**STORED DATA**.
START
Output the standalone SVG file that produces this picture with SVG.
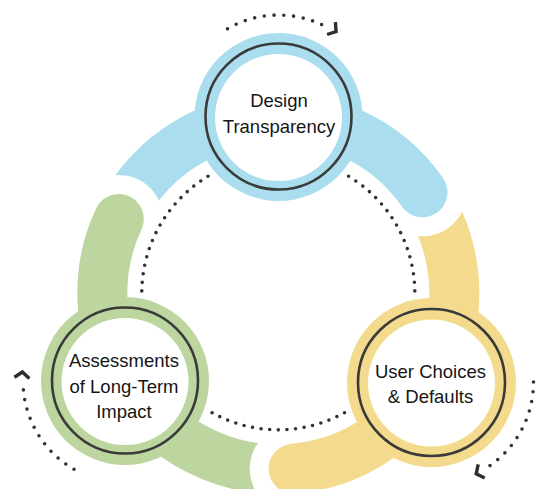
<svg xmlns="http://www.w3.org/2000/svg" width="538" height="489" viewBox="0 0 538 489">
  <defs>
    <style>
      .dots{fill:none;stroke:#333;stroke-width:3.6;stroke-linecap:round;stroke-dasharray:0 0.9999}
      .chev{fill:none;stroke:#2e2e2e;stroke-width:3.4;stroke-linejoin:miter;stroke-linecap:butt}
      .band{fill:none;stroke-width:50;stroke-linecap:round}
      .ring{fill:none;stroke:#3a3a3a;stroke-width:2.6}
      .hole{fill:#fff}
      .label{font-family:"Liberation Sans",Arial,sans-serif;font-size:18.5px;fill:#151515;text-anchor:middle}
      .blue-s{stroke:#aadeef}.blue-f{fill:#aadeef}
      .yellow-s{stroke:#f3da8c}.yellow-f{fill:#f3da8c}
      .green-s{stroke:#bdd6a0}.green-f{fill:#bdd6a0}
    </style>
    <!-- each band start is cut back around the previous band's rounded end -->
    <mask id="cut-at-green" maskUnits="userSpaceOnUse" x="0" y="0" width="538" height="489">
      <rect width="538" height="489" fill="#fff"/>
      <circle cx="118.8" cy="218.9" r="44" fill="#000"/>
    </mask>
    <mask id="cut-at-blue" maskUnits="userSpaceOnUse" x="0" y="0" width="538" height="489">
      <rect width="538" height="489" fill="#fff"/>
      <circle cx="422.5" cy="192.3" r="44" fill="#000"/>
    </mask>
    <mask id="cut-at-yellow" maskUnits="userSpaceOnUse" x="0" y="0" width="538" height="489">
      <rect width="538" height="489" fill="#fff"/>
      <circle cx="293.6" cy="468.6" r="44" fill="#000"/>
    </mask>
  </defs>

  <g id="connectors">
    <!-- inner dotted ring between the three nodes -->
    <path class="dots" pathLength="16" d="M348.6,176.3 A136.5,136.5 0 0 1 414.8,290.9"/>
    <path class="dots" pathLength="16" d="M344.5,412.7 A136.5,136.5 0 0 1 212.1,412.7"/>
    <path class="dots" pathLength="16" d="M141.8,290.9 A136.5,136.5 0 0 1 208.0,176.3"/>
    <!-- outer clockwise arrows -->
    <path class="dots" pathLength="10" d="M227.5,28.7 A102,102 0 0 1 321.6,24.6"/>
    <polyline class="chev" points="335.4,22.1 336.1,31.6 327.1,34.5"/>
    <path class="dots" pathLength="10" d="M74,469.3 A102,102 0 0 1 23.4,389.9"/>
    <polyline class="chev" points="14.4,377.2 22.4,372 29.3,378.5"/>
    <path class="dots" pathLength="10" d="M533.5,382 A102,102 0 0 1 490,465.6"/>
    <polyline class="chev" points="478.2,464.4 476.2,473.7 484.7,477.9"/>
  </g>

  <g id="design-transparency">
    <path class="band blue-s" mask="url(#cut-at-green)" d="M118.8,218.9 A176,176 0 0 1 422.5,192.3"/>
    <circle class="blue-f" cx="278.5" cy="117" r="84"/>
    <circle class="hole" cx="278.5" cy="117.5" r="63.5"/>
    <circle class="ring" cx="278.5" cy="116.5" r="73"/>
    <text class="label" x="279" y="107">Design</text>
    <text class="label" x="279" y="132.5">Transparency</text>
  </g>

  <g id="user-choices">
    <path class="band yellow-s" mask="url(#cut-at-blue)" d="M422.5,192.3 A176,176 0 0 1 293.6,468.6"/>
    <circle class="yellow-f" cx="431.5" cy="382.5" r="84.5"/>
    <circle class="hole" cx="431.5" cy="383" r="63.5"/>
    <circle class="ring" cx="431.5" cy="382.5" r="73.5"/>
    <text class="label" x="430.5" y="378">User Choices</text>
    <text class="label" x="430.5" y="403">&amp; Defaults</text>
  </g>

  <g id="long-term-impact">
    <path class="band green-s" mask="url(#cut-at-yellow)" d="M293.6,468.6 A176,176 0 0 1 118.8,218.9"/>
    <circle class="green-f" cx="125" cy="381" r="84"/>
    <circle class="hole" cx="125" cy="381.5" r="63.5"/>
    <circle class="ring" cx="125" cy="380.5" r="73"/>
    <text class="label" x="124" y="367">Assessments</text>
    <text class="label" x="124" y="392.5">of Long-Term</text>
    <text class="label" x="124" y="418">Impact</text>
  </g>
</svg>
END
**TASK OBJECTIVE**.
The material above must be printed exactly, with its pictures left out.

**SOLUTION**.
Output the standalone SVG file that produces this picture with SVG.
<svg xmlns="http://www.w3.org/2000/svg" width="538" height="489" viewBox="0 0 538 489">
  <defs>
    <style>
      .dots{fill:none;stroke:#333;stroke-width:3.6;stroke-linecap:round;stroke-dasharray:0 0.9999}
      .chev{fill:none;stroke:#2e2e2e;stroke-width:3.4;stroke-linejoin:miter;stroke-linecap:butt}
      .band{fill:none;stroke-width:50;stroke-linecap:round}
      .ring{fill:none;stroke:#3a3a3a;stroke-width:2.6}
      .hole{fill:#fff}
      .label{font-family:"Liberation Sans",Arial,sans-serif;font-size:18.5px;fill:#151515;text-anchor:middle}
      .blue-s{stroke:#aadeef}.blue-f{fill:#aadeef}
      .yellow-s{stroke:#f3da8c}.yellow-f{fill:#f3da8c}
      .green-s{stroke:#bdd6a0}.green-f{fill:#bdd6a0}
    </style>
    <!-- each band start is cut back around the previous band's rounded end -->
    <mask id="cut-at-green" maskUnits="userSpaceOnUse" x="0" y="0" width="538" height="489">
      <rect width="538" height="489" fill="#fff"/>
      <circle cx="118.8" cy="218.9" r="44" fill="#000"/>
    </mask>
    <mask id="cut-at-blue" maskUnits="userSpaceOnUse" x="0" y="0" width="538" height="489">
      <rect width="538" height="489" fill="#fff"/>
      <circle cx="422.5" cy="192.3" r="44" fill="#000"/>
    </mask>
    <mask id="cut-at-yellow" maskUnits="userSpaceOnUse" x="0" y="0" width="538" height="489">
      <rect width="538" height="489" fill="#fff"/>
      <circle cx="293.6" cy="468.6" r="44" fill="#000"/>
    </mask>
  </defs>

  <g id="connectors">
    <!-- inner dotted ring between the three nodes -->
    <path class="dots" pathLength="16" d="M348.6,176.3 A136.5,136.5 0 0 1 414.8,290.9"/>
    <path class="dots" pathLength="16" d="M344.5,412.7 A136.5,136.5 0 0 1 212.1,412.7"/>
    <path class="dots" pathLength="16" d="M141.8,290.9 A136.5,136.5 0 0 1 208.0,176.3"/>
    <!-- outer clockwise arrows -->
    <path class="dots" pathLength="10" d="M227.5,28.7 A102,102 0 0 1 321.6,24.6"/>
    <polyline class="chev" points="335.4,22.1 336.1,31.6 327.1,34.5"/>
    <path class="dots" pathLength="10" d="M74,469.3 A102,102 0 0 1 23.4,389.9"/>
    <polyline class="chev" points="14.4,377.2 22.4,372 29.3,378.5"/>
    <path class="dots" pathLength="10" d="M533.5,382 A102,102 0 0 1 490,465.6"/>
    <polyline class="chev" points="478.2,464.4 476.2,473.7 484.7,477.9"/>
  </g>

  <g id="design-transparency">
    <path class="band blue-s" mask="url(#cut-at-green)" d="M118.8,218.9 A176,176 0 0 1 422.5,192.3"/>
    <circle class="blue-f" cx="278.5" cy="117" r="84"/>
    <circle class="hole" cx="278.5" cy="117.5" r="63.5"/>
    <circle class="ring" cx="278.5" cy="116.5" r="73"/>
    <text class="label" x="279" y="107">Design</text>
    <text class="label" x="279" y="132.5">Transparency</text>
  </g>

  <g id="user-choices">
    <path class="band yellow-s" mask="url(#cut-at-blue)" d="M422.5,192.3 A176,176 0 0 1 293.6,468.6"/>
    <circle class="yellow-f" cx="431.5" cy="382.5" r="84.5"/>
    <circle class="hole" cx="431.5" cy="383" r="63.5"/>
    <circle class="ring" cx="431.5" cy="382.5" r="73.5"/>
    <text class="label" x="430.5" y="378">User Choices</text>
    <text class="label" x="430.5" y="403">&amp; Defaults</text>
  </g>

  <g id="long-term-impact">
    <path class="band green-s" mask="url(#cut-at-yellow)" d="M293.6,468.6 A176,176 0 0 1 118.8,218.9"/>
    <circle class="green-f" cx="125" cy="381" r="84"/>
    <circle class="hole" cx="125" cy="381.5" r="63.5"/>
    <circle class="ring" cx="125" cy="380.5" r="73"/>
    <text class="label" x="124" y="367">Assessments</text>
    <text class="label" x="124" y="392.5">of Long-Term</text>
    <text class="label" x="124" y="418">Impact</text>
  </g>
</svg>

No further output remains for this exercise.